Christian Zuniga, PhD
Sunday, February 14 2021
Data mining is what it says, mining data. Although this frequently involves accessing data from databases, this is only one step. Data mining ultimately seeks to extract non-obvious patterns from data of potential value. In other words, data mining extracts information from data. The amount of data being generated and recorded has exploded in the past decades. Decreasing cost of digital storage and transmission allows gathering more and more data in multiple forms such as images, video, and text. However, the amount of useful information may be much less. Finding information in data can be seen as finding diamonds in a sea of carbon. How can the value of data be assessed? One way is by using information theory.
What is information? It is what you don’t already know. If a piece of data doesn’t reveal anything new, or is certain, it contains no information . This measure of information was made by Claude Shannon in 1948 in his paper “A Mathematical Theory of Communication”. To measure information, data is considered as part of a larger set, but not a universal set of everything. For example, English letters form part of a set of 26 symbols (considering only lower case). Some symbols, like the letter ‘e’, occur more frequently than others. This probability of occurrence indicates how much information a symbol, or piece of data, has. If the symbol always happened, it has a probability of 1 and contains 0 information. This may seem a little counter-intuitive but makes sense after some thought. If you’re reading an article and know what letter comes next, you’re not obtaining new information. There is an inverse relationship between the probability, and the amount of information, or uncertainty, as shown in Figure 1. The lower the probability of a data item, the greater the amount of information, which has units of bits.
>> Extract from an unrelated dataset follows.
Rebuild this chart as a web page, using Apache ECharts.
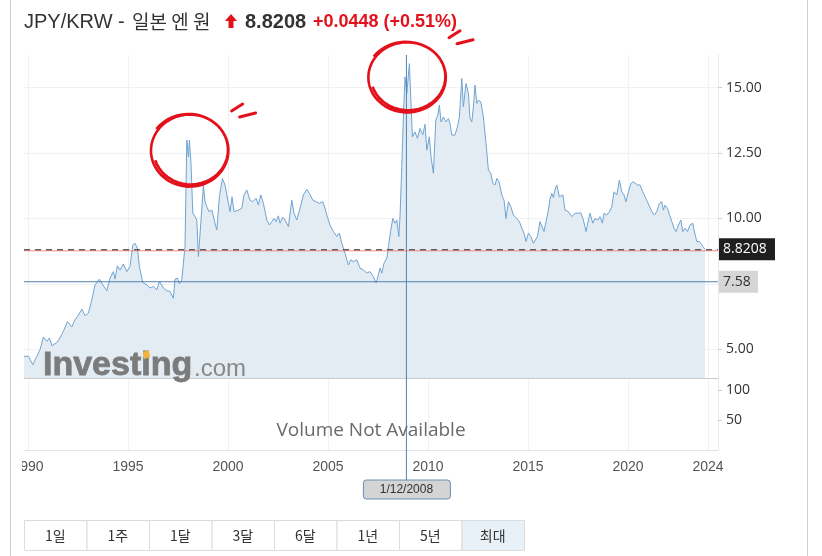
<!DOCTYPE html>
<html><head><meta charset="utf-8">
<script src="https://cdn.jsdelivr.net/npm/echarts@6/dist/echarts.min.js"></script>
<style>
html,body{margin:0;padding:0;background:#fff;width:822px;height:556px;overflow:hidden}
#frame{position:absolute;left:10px;top:0;width:798px;height:556px;border-left:1px solid #cfcfcf;border-right:1px solid #cfcfcf;box-sizing:border-box}
#chart{position:absolute;left:22px;top:0;width:785px;height:556px}
</style></head><body>
<div id="frame"></div><div id="chart"></div>
<script>
// ---- data (decimal years, JPY/KRW per 1 JPY) ----
const years = [
1989.80,1990.02,1990.24,1990.44,1990.60,1990.77,1990.94,
1991.07,1991.20,1991.44,1991.60,1991.80,1991.97,
1992.19,1992.35,1992.47,1992.57,1992.70,1992.85,
1993.02,1993.19,1993.35,1993.57,1993.74,1993.94,
1994.10,1994.27,1994.35,1994.47,1994.60,1994.77,1994.94,
1995.10,1995.24,1995.35,1995.47,1995.57,1995.74,1995.94,
1996.10,1996.27,1996.44,1996.57,1996.77,1996.94,
1997.10,1997.27,1997.35,1997.47,1997.57,1997.69,1997.77,1997.85,1997.94,
1998.02,1998.07,1998.15,1998.24,1998.35,1998.44,1998.52,1998.64,1998.77,1998.85,1998.94,
1999.05,1999.19,1999.35,1999.44,1999.57,1999.72,1999.85,
2000.02,2000.10,2000.20,2000.30,2000.52,2000.69,2000.80,2000.94,
2001.10,2001.24,2001.40,2001.52,2001.64,2001.77,2001.94,
2002.07,2002.19,2002.30,2002.40,2002.52,2002.60,2002.74,2002.85,
2003.02,2003.19,2003.30,2003.44,2003.60,2003.77,2003.94,
2004.07,2004.24,2004.40,2004.57,2004.74,2004.85,2004.94,
2005.10,2005.27,2005.44,2005.57,2005.69,2005.85,
2006.02,2006.14,2006.27,2006.44,2006.60,2006.77,2006.94,
2007.10,2007.27,2007.40,2007.52,2007.60,2007.69,2007.80,2007.94,
2008.02,2008.14,2008.24,2008.35,2008.44,2008.54,2008.60,2008.69,2008.77,2008.85,2008.94,
2009.07,2009.15,2009.22,2009.35,2009.47,2009.60,2009.74,2009.85,2009.94,
2010.07,2010.15,2010.27,2010.39,2010.49,2010.57,2010.65,2010.77,2010.90,
2011.02,2011.10,2011.19,2011.35,2011.47,2011.57,2011.69,2011.77,2011.90,
2012.02,2012.10,2012.19,2012.27,2012.35,2012.44,2012.52,2012.64,2012.77,2012.90,
2013.02,2013.14,2013.24,2013.35,2013.44,2013.55,2013.69,2013.80,2013.90,
2014.02,2014.14,2014.27,2014.44,2014.57,2014.69,2014.80,2014.90,
2015.02,2015.14,2015.27,2015.35,2015.47,2015.60,2015.69,2015.80,2015.90,
2016.02,2016.10,2016.19,2016.27,2016.35,2016.44,2016.57,2016.74,2016.85,
2017.02,2017.19,2017.35,2017.52,2017.64,2017.77,2017.90,
2018.02,2018.10,2018.24,2018.35,2018.49,2018.60,2018.72,2018.80,2018.94,
2019.07,2019.19,2019.30,2019.44,2019.57,2019.69,2019.80,2019.90,
2020.02,2020.14,2020.27,2020.35,2020.47,2020.60,2020.74,2020.85,2020.97,
2021.07,2021.19,2021.32,2021.44,2021.57,2021.69,2021.77,2021.85,2021.97,
2022.07,2022.19,2022.30,2022.40,2022.52,2022.64,2022.74,2022.85,2022.97,
2023.10,2023.24,2023.30,2023.44,2023.57,2023.69,2023.85
];
const rates = [
4.73,4.73,4.41,4.73,4.98,5.47,5.30,
5.43,5.13,5.26,5.43,5.74,6.06,
5.85,6.13,6.25,6.19,6.53,6.28,
6.38,6.89,7.46,7.68,7.46,7.24,
7.72,7.97,7.68,8.19,8.03,8.26,7.97,
8.16,8.99,9.05,8.86,8.16,7.55,7.46,
7.34,7.40,7.27,7.59,7.34,7.24,
7.21,6.95,7.68,7.72,7.50,7.65,8.29,8.92,13.00,
12.36,13.00,12.10,10.20,10.07,9.94,8.54,9.82,11.28,10.64,10.45,
10.26,10.32,9.82,9.56,10.83,11.53,11.28,
10.58,10.26,10.83,10.26,10.32,10.39,10.90,11.09,
10.70,10.64,10.77,10.52,10.90,10.58,9.94,
9.75,9.88,10.00,9.88,10.10,9.82,10.05,9.94,
9.69,10.70,10.20,9.94,10.39,10.90,11.11,
10.96,10.70,10.64,10.58,10.64,10.39,10.13,
9.75,9.50,9.31,9.44,9.05,8.67,
8.22,8.42,8.35,8.42,8.10,8.03,7.91,
7.97,7.78,7.53,7.84,8.10,7.91,8.29,8.48,
8.92,9.56,10.00,9.82,9.94,9.31,10.07,11.98,13.88,15.41,14.78,
15.92,14.40,13.12,13.31,13.06,13.44,13.20,13.60,12.61,
13.12,12.36,11.73,13.76,13.95,14.33,13.69,13.88,13.69,
13.82,13.63,13.19,13.19,13.50,13.88,15.35,14.27,15.16,
14.78,13.82,13.69,14.27,15.10,14.40,14.52,14.46,13.88,12.87,
11.85,11.73,11.34,11.28,11.53,11.40,10.90,10.70,10.00,
10.64,10.45,10.13,10.00,9.88,9.63,9.44,9.12,
9.44,9.31,9.05,8.99,9.31,9.88,9.94,9.50,9.56,
10.32,10.75,10.96,10.80,11.10,11.28,10.83,10.90,10.32,
10.26,10.07,10.20,10.20,10.22,9.94,9.50,
9.94,10.20,9.82,10.00,9.94,10.07,9.82,10.20,10.13,
10.26,10.45,11.02,10.90,11.47,11.02,10.90,10.64,
11.02,11.34,11.40,11.47,11.28,11.28,11.02,10.83,10.64,
10.64,10.26,10.13,10.26,10.58,10.64,10.32,10.51,10.39,
10.45,9.88,9.63,9.50,9.75,9.94,9.50,9.63,9.50,
9.75,9.82,9.56,9.12,9.12,8.99,8.8208
];
const lastValue = 8.8208;
const changeText = '+0.0448 (+0.51%)';
const titleText = 'JPY/KRW - ';
const titleKo = '일본 엔 원';
const crossYear = 2008.92, crossDate = '1/12/2008', crossValue = 7.58;
const yearTicks = [1990, 1995, 2000, 2005, 2010, 2015, 2020, 2024];
const priceTicks = [5, 7.5, 10, 12.5, 15];
const priceLabels = [5, 10, 12.5, 15];
const volumeTicks = [50, 100];
const rangeButtons = ['1일', '1주', '1달', '3달', '6달', '1년', '5년', '최대'];
const annotatedPeaks = [[1998.03, 12.58], [2008.90, 15.38]];

const AX_FONT = "'Open Sans', 'Noto Sans', sans-serif";
const SANS = "'Liberation Sans', Arial, 'Noto Sans CJK KR', sans-serif";
const KR = "'Noto Sans CJK KR', 'Liberation Sans', sans-serif";

const chart = echarts.init(document.getElementById('chart'), null, {renderer: 'canvas'});
const xMin = 1989.8, xMax = 2024.5, yMin = 3.9, yMax = 16.25;
const gridLine = {lineStyle: {color: '#eff1f3', width: 1}};

chart.setOption({
  animation: false,
  grid: [
    {left: 2, right: 89, top: 55, height: 323, containLabel: false, outerBoundsMode: 'none'},
    {left: 2, right: 89, top: 378, height: 72, containLabel: false, outerBoundsMode: 'none'}
  ],
  xAxis: [
    {type: 'value', gridIndex: 0, min: xMin, max: xMax,
     axisLine: {show: true, lineStyle: {color: '#c9c9c9'}},
     axisTick: {show: false, customValues: yearTicks},
     axisLabel: {show: false},
     splitLine: Object.assign({show: true}, gridLine)},
    {type: 'value', gridIndex: 1, min: xMin, max: xMax,
     axisLine: {show: true, lineStyle: {color: '#e1e4e8'}},
     axisTick: {show: false, customValues: yearTicks},
     axisLabel: {customValues: yearTicks, formatter: v => String(Math.round(v)),
                 color: '#555', fontSize: 14, margin: 10, fontFamily: SANS},
     splitLine: Object.assign({show: true}, gridLine)}
  ],
  yAxis: [
    {type: 'value', gridIndex: 0, position: 'right', min: yMin, max: yMax,
     axisLine: {show: true, lineStyle: {color: '#e6e8eb'}},
     axisTick: {show: true, length: 4, customValues: priceTicks, lineStyle: {color: '#cfcfcf'}},
     axisLabel: {customValues: priceLabels, formatter: v => v.toFixed(2),
                 color: '#333', fontSize: 14, margin: 8, fontFamily: AX_FONT},
     splitLine: Object.assign({show: true}, gridLine)},
    {type: 'value', gridIndex: 1, position: 'right', min: 0, max: 120,
     axisLine: {show: true, lineStyle: {color: '#e6e8eb'}},
     axisTick: {show: true, length: 4, customValues: volumeTicks, lineStyle: {color: '#cfcfcf'}},
     axisLabel: {customValues: volumeTicks, color: '#333', fontSize: 14, margin: 8, fontFamily: AX_FONT},
     splitLine: {show: false}}
  ],
  series: [{
    type: 'line', xAxisIndex: 0, yAxisIndex: 0,
    data: years.map((y, i) => [y, rates[i]]),
    symbol: 'none', smooth: false,
    lineStyle: {color: '#6fa3d1', width: 1},
    areaStyle: {color: '#e4ecf3', opacity: 1, origin: 'start'},
    markLine: {
      silent: true, symbol: 'none', label: {show: false}, animation: false,
      data: [{yAxis: lastValue, lineStyle: {color: '#2b2b2b', type: [6, 5], width: 1.5}}]
    }
  }]
});

const P = (x, y, g) => chart.convertToPixel({gridIndex: g || 0}, [x, y]);
const L = P(xMin, yMax)[0], R = P(xMax, yMax)[0], T = P(xMin, yMax)[1];
const yLast = P(2000, lastValue)[1];
const yCross = P(2000, crossValue)[1];
const xCross = P(crossYear, 10)[0];

const red = '#e3111b';
function scribble(cx, cy, rx, ry, turns, phase) {
  const pts = [];
  const n = 90;
  for (let i = 0; i <= n; i++) {
    const t = phase + (i / n) * Math.PI * 2 * turns;
    const k = 1 - 0.07 * (i / n);
    pts.push([cx + Math.cos(t) * rx * k + 2 * (i / n), cy + Math.sin(t) * ry * (k + 0.03) - 1.5 * (i / n)]);
  }
  return pts;
}
const g = [];
// header
g.push({type: 'text', x: 2, y: 22, style: {text: titleText, fontSize: 20, fontFamily: SANS, fill: '#333', verticalAlign: 'middle'}});
g.push({type: 'text', x: 110, y: 22, style: {text: titleKo, fontSize: 19, fontFamily: KR, fill: '#333', verticalAlign: 'middle'}});
g.push({type: 'polygon', shape: {points: [[209, 14], [215, 21], [211.5, 21], [211.5, 28], [206.5, 28], [206.5, 21], [203, 21]]}, style: {fill: red}});
g.push({type: 'text', x: 223, y: 22, style: {text: String(lastValue), fontSize: 20, fontWeight: 'bold', fontFamily: SANS, fill: '#333', verticalAlign: 'middle'}});
g.push({type: 'text', x: 291, y: 22, style: {text: changeText, fontSize: 18, fontWeight: 'bold', fontFamily: SANS, fill: red, verticalAlign: 'middle'}});
// watermark
g.push({type: 'text', x: 21, y: 366, z: 50, style: {text: 'Investing', fontSize: 34, fontWeight: 'bold', fontFamily: SANS, fill: '#7b7b7b', stroke: '#7b7b7b', lineWidth: 0.8, verticalAlign: 'middle'}});
g.push({type: 'polygon', z: 51, shape: {points: [[121, 352], [127, 350], [128, 357], [122, 359]]}, style: {fill: '#f2b440'}});
g.push({type: 'text', x: 172, y: 369, z: 50, style: {text: '.com', fontSize: 24, fontFamily: SANS, fill: '#888', verticalAlign: 'middle'}});
// volume text
g.push({type: 'text', x: 349, y: 431, z: 50, style: {text: 'Volume Not Available', fontSize: 19, fontFamily: AX_FONT, fill: '#6a6a6a', align: 'center', verticalAlign: 'middle'}});
// red line under last-price dashed line
g.push({type: 'line', z: 40, shape: {x1: L, y1: yLast + 1.5, x2: R, y2: yLast + 1.5}, style: {stroke: '#ee8a8a', lineWidth: 1}});
g.push({type: 'rect', z: 60, shape: {x: R + 1, y: yLast - 11, width: 56, height: 22}, style: {fill: '#1f1f1f'}});
g.push({type: 'text', z: 61, x: R + 5, y: yLast, style: {text: String(lastValue), fontSize: 14, fontFamily: AX_FONT, fill: '#fff', verticalAlign: 'middle'}});
// crosshair
g.push({type: 'line', z: 40, shape: {x1: L, y1: yCross, x2: R, y2: yCross}, style: {stroke: '#4f81b3', lineWidth: 1}});
g.push({type: 'line', z: 40, shape: {x1: xCross, y1: T, x2: xCross, y2: 480}, style: {stroke: '#4f81b3', lineWidth: 1}});
g.push({type: 'rect', z: 60, shape: {x: R + 1, y: yCross - 11, width: 39, height: 22}, style: {fill: '#d6d6d6'}});
g.push({type: 'text', z: 61, x: R + 5, y: yCross, style: {text: crossValue.toFixed(2), fontSize: 14, fontFamily: AX_FONT, fill: '#333', verticalAlign: 'middle'}});
g.push({type: 'rect', z: 60, shape: {x: xCross - 43, y: 480, width: 87, height: 19, r: 3}, style: {fill: '#d4d4d4', stroke: '#6b8fb5', lineWidth: 1}});
g.push({type: 'text', z: 61, x: xCross, y: 489.5, style: {text: crossDate, fontSize: 12, fontFamily: SANS, fill: '#333', align: 'center', verticalAlign: 'middle'}});
// red hand-drawn annotations
annotatedPeaks.forEach(([yr, v], idx) => {
  const [cx, cy] = P(yr, v);
  const rx = 40, ry = idx === 0 ? 36 : 35;
  g.push({type: 'polyline', z: 70, shape: {points: scribble(cx, cy, rx, ry, 1.85, 1.2 * Math.PI)}, style: {stroke: red, lineWidth: 2.6, fill: null}});
  g.push({type: 'line', z: 70, shape: {x1: cx + 43, y1: cy - 40, x2: cx + 54, y2: cy - 47}, style: {stroke: red, lineWidth: 3, lineCap: 'round'}});
  g.push({type: 'line', z: 70, shape: {x1: cx + 51, y1: cy - 34, x2: cx + 67, y2: cy - 38}, style: {stroke: red, lineWidth: 3, lineCap: 'round'}});
});
// range buttons
const bx0 = 2, bw = 62.5, by = 520, bh = 30;
rangeButtons.forEach((b, i) => {
  const last = i === rangeButtons.length - 1;
  g.push({type: 'rect', shape: {x: bx0 + i * bw + 0.5, y: by + 0.5, width: bw, height: bh}, style: {fill: last ? '#e9f1f8' : '#fff', stroke: '#dcdcdc', lineWidth: 1}});
  g.push({type: 'text', x: bx0 + i * bw + bw / 2, y: by + bh / 2 + 1, style: {text: b, fontSize: 14, fontFamily: KR, fill: '#333', align: 'center', verticalAlign: 'middle'}});
});
chart.setOption({graphic: g});
</script>
</body></html>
Figure 2 shows the information content of the first five letters a, b, c, d, e. The letter ‘e’, being the most common, has the least amount of information. The average information of all the letters gives the entropy of the alphabet which has been estimated to be ~1.8 bits/letter .
Entropy is Shannon’s measure of information and represented by the letter H. The entropy gives the average amount of information in a collection of N data items. An item n has probability pn of occurring.
A bit is also used to refer to a binary digit, 1 or 0. However, bits in this context refers to amount of information, specifically it is related to the number of yes/no questions needed to determine what data item occurred. One binary digit may carry one bit of information or less. The size of a data item like a file or image, only loosely gives the amount of information in it.
Data mining then can be thought of as extracting bits of information. In prediction for example, the objective is to classify a data item into a category or predict a continuous value using the item’s features. If Y is the item’s class and X is a feature of the item, the information gain, H(Y|X), gives how many bits of information X gives about Y. It is equal to the original entropy H(Y) minus the mutual information between X and Y. The mutual information I(Y,X) is a straightforward generalization of the entropy formula to two variables.
A simple problem is given by the task of deciding to play golf on a given day, further explained in the reference . Figure 3 shows this set of data has 1 target variable, to play yes or no, and 4 features or predictors. This is a training set in which the target is known. The task is to use this set to make a model that predicts if given only the 4 features, whether to play golf or not. If you’re not a fan of golf, perhaps your spouse is. A decision tree is a simple, intuitive model that can give such a prediction. As shown the tree organizes the features to decide yes or no. Using the information gain gives a useful way to train the tree. The training process generally proceeds as follows.
1. Calculate the initial target entropy H(Play Golf) = 0.94 bits
2. Select predictor that gives the greatest information gain as the first deciding factor.
a. Outlook: Gives 0.247 bits of information and ‘Outlook’ feature is selected.
b. Temperature: gives 0.029 bits
c. Humidity: gives 0.152 bits
d. Windy: gives 0.048 bits
3. Consider only the remaining predictors and repeat step 2 for each of the values of the selected predictor.
Although this is a simple example, it shows well the overall process of using information theory in classification. Information in bits, is extracted from the features to decide an outcome. How much is a bit worth? There is a definite cost in dollars to data stored in memory and transmitted in dollars It has also been estimated that erasing 1 bit of information takes a minimum amount of energy on the order of kTlog2 where T is the temperature, and k is Boltzmann’s constant . The value depends on the context.
In summary, data mining attempts to extract interesting, potentially useful patterns from data. It is not significantly different from other areas such as machine learning or data science . One way of quantifying the value of the patterns extracted is using Shannon’s measure of information. Although the original data may have much less information for some applications, it should be preserved if possible. The general expectation being that collecting all that data may generate knew knowledge and be used for purposed not previously foreseen.
 Gershenfeld “The Physics of Information Technology”, Cambridge University Press 2000.
 Stone “Information Theory. A Tutorial Introduction”, Sebtel Press 2015.
 Zaki and Meira “Data Mining and Analysis. Fundamental Concepts and Algorithms”, Cambridge University Press 2014.